The three sub-categories of partner marketing platform
Buyers who treat the category as monolithic end up comparing tools that were built for different jobs. Before reviewing capabilities, decide which sub-category fits your business.
Sub-category A: Generic partner relationship management (PRM)
Generic PRM platforms emerged from the B2B SaaS world. They optimise for SaaS reseller programs, technology partnerships, and channel sales motion: deal registration, joint marketing campaigns, partner training, and lead-routing. They handle simple commission structures well but were not built for high-volume player attribution, NGR-based RevShare, or multi-tier sub-IB hierarchies.
- Best for: pure B2B SaaS, IT channel partnerships, reseller networks where commission is tied to closed deals rather than ongoing revenue.
- Operational ceiling for regulated verticals: usually breaks above 50 to 100 active partners when iGaming or Forex revenue volatility starts producing commission disputes the platform cannot resolve.
- Common gap: weak fraud detection.
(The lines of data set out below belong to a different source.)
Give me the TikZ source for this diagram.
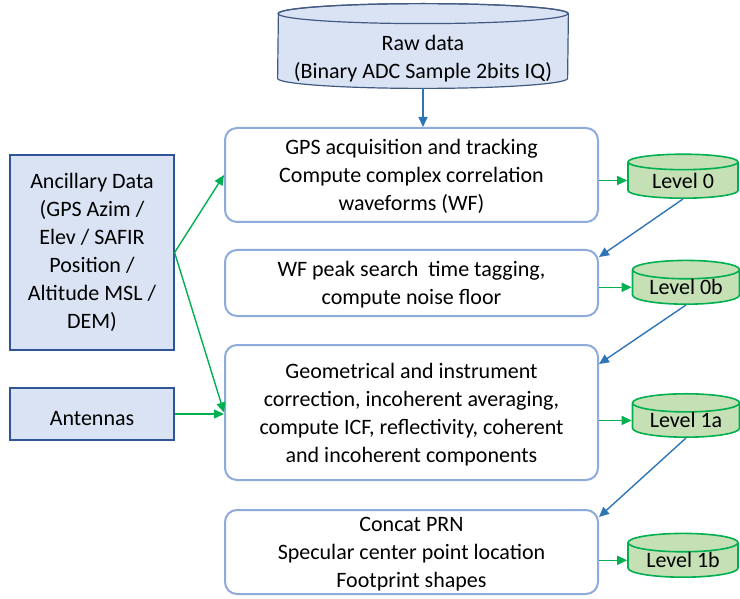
\documentclass[tikz,border=0pt]{standalone}
\usepackage{fontspec}
\setmainfont{Carlito}
\usetikzlibrary{shapes.geometric,arrows.meta,backgrounds}
\definecolor{boxblue}{RGB}{143,170,220}
\definecolor{fillblue}{RGB}{218,227,243}
\definecolor{darkblue}{RGB}{47,85,151}
\definecolor{arrowblue}{RGB}{46,117,182}
\definecolor{levelgreen}{RGB}{0,176,80}
\definecolor{fillgreen}{RGB}{197,224,180}
\definecolor{rawedge}{RGB}{65,90,130}

\begin{document}
\begin{tikzpicture}[x=0.5pt, y=-0.5pt,
    every node/.style={font=\fontsize{11}{14}\selectfont, align=center, inner sep=0pt},
    process/.style={rectangle, draw=boxblue, line width=1pt, rounded corners=6pt, fill=white, minimum width=186.5pt, text depth=-1.5pt},
    input/.style={rectangle, draw=darkblue, line width=0.6pt, fill=fillblue, minimum width=82pt},
    store/.style={rectangle, minimum width=145pt, minimum height=29pt},
    level/.style={cylinder, shape border rotate=90, draw=levelgreen, line width=0.8pt, fill=fillgreen, aspect=0.25, anchor=south},
    flow/.style={-{Triangle[length=5pt, width=4.5pt]}, arrowblue, line width=0.7pt},
    feed/.style={-{Triangle[length=5pt, width=4.5pt]}, levelgreen, line width=0.7pt}]

\useasboundingbox (0,0) rectangle (740,599);

% Raw data
\node[store] (raw) at (423,59) {Raw data\\(Binary ADC Sample 2bits IQ)};
\begin{scope}[on background layer]
  \path[draw=rawedge, line width=0.6pt, fill=fillblue]
    ([yshift=5pt]raw.south west) arc[start angle=180, end angle=360, x radius=72.5pt, y radius=5pt]
    -- ([yshift=8pt]raw.north east) arc[start angle=0, end angle=180, x radius=72.5pt, y radius=5pt] -- cycle;
  \draw[rawedge, line width=0.6pt] ([yshift=8pt]raw.north) ellipse[x radius=72.5pt, y radius=5pt];
\end{scope}

% Processing steps
\node[process, minimum height=47pt] (gps) at (411.5,175) {GPS acquisition and tracking\\Compute complex correlation\\waveforms (WF)};
\node[process, minimum height=33pt] (peak) at (411.5,283) {WF peak search\ \ time tagging,\\compute noise floor};
\node[process, minimum height=67.5pt, text depth=-3.5pt] (geo) at (411.5,412.5) {Geometrical and instrument\\correction, incoherent averaging,\\compute ICF, reflectivity, coherent\\and incoherent components};
\node[process, minimum height=42pt] (spec) at (411.5,552) {Concat PRN\\Specular center point location\\Footprint shapes};

% Inputs
\node[input, minimum height=97.5pt] (anc) at (92,252.5) {Ancillary Data\\(GPS Azim /\\Elev / SAFIR\\Position /\\Altitude MSL /\\DEM)};
\node[input, minimum height=26pt, text height=12pt] (ant) at (92,414) {Antennas};

% Levels
\node[level, minimum width=55pt, minimum height=22pt] (lvl0) at (683,199) {Level 0};
\node[level, minimum width=53.5pt, minimum height=19.5pt] (lvl0b) at (686,305) {Level 0b};
\node[level, minimum width=53.5pt, minimum height=21.5pt] (lvl1a) at (686,438) {Level 1a};
\node[level, minimum width=55pt, minimum height=20.5pt] (lvl1b) at (683,578) {Level 1b};

% Arrows
\draw[flow] (raw.south) -- (raw.south |- gps.north);
\draw[flow] (lvl0.south) -- ([yshift=-4pt]peak.north east);
\draw[flow] (lvl0b.south) -- ([yshift=-10pt]geo.north east);
\draw[flow] (lvl1a.south) -- ([yshift=-4pt]spec.north east);
\draw[feed] (gps.east |- lvl0) -- (lvl0.west |- lvl0);
\draw[feed] (peak.east |- lvl0b) -- (lvl0b.west |- lvl0b);
\draw[feed] (geo.east |- lvl1a) -- (lvl1a.west |- lvl1a);
\draw[feed] (spec.east |- lvl1b) -- (lvl1b.west |- lvl1b);
\draw[feed] (anc.east) -- (gps.west);
\draw[feed] (anc.east) -- (geo.west);
\draw[feed] (ant.east) -- (ant.east -| geo.west);

\end{tikzpicture}
\end{document}
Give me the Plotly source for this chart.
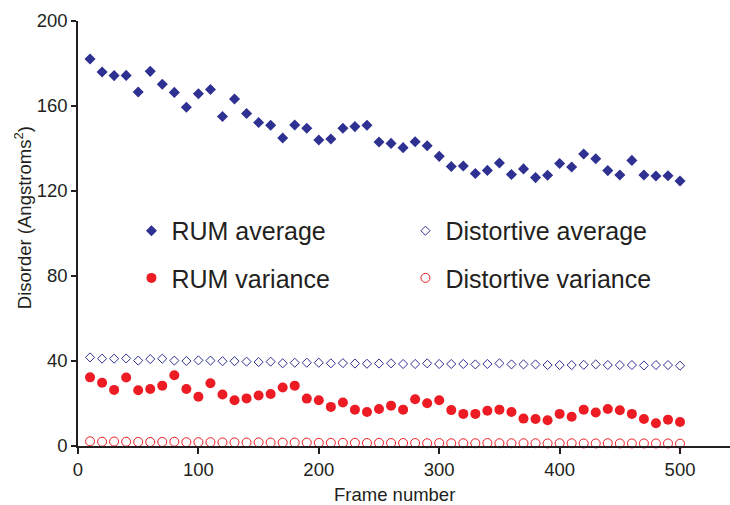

PRM platforms assume partners are vetted business entities, not anonymous performance affiliates with incentives to game qualification rules.
Sub-category B: Generalist performance marketing platform
Generalist performance platforms target affiliate marketers across e-commerce, lead generation, mobile app installs, and digital subscriptions. They handle CPA volume well, ship strong reporting dashboards, and offer deep advertiser-side controls. Where they tend to underperform for regulated verticals is in commission engineering. NGR-based RevShare with negative carryover, multi-tier IB hierarchies, lot-based Forex commissions, and prop-trading challenge attribution all require commission logic that horizontal platforms have not been built for. For a deeper category comparison, see the guide on affiliate tracking software vs management platform.
- Best for: e-commerce, mobile app advertisers, lead-gen verticals where CPA is the dominant model and lifetime value calculations live in a separate analytics stack.
- Operational ceiling: scales horizontally for CPA volume, but operators who outgrow flat-rate commissions and need lifetime revenue share with proper NGR treatment hit configuration limits.
- Common gap: no native casino backend or trading platform integration. Operator engineering teams end up writing custom postback adapters that the platform vendor will not support.
Sub-category C: Vertical-specialised partner marketing platform
Vertical-specialised platforms are built for iGaming, Forex, Prop Trading, or a combination of regulated verticals. They ship native MT4/MT5 integration, casino backend connectors, NGR-based commission engines with documented carryover policies, multi-tier sub-IB hierarchies, and reporting templates that match MGA, UKGC, ESMA, and CySEC formats out of the box. The trade-off is a smaller universe of vendors and the need to evaluate whether the vendor genuinely supports all three regulated verticals or only one.
- Best for: iGaming operators with MGA, UKGC, GGL, ADM, or other tier-one licences; Forex brokers operating IB programs across regulated and offshore jurisdictions; Prop firms with affiliate-driven challenge sales.
- Operational ceiling: high. Built for thousands of partners, hundreds of thousands of attributed players, and the multi-currency payout volumes that regulated operators run.
- Common gap: pricing transparency. Vertical platforms often quote individually rather than publishing rate cards. Buyers should expect setup, monthly platform, transaction-volume, and payout-processing line items.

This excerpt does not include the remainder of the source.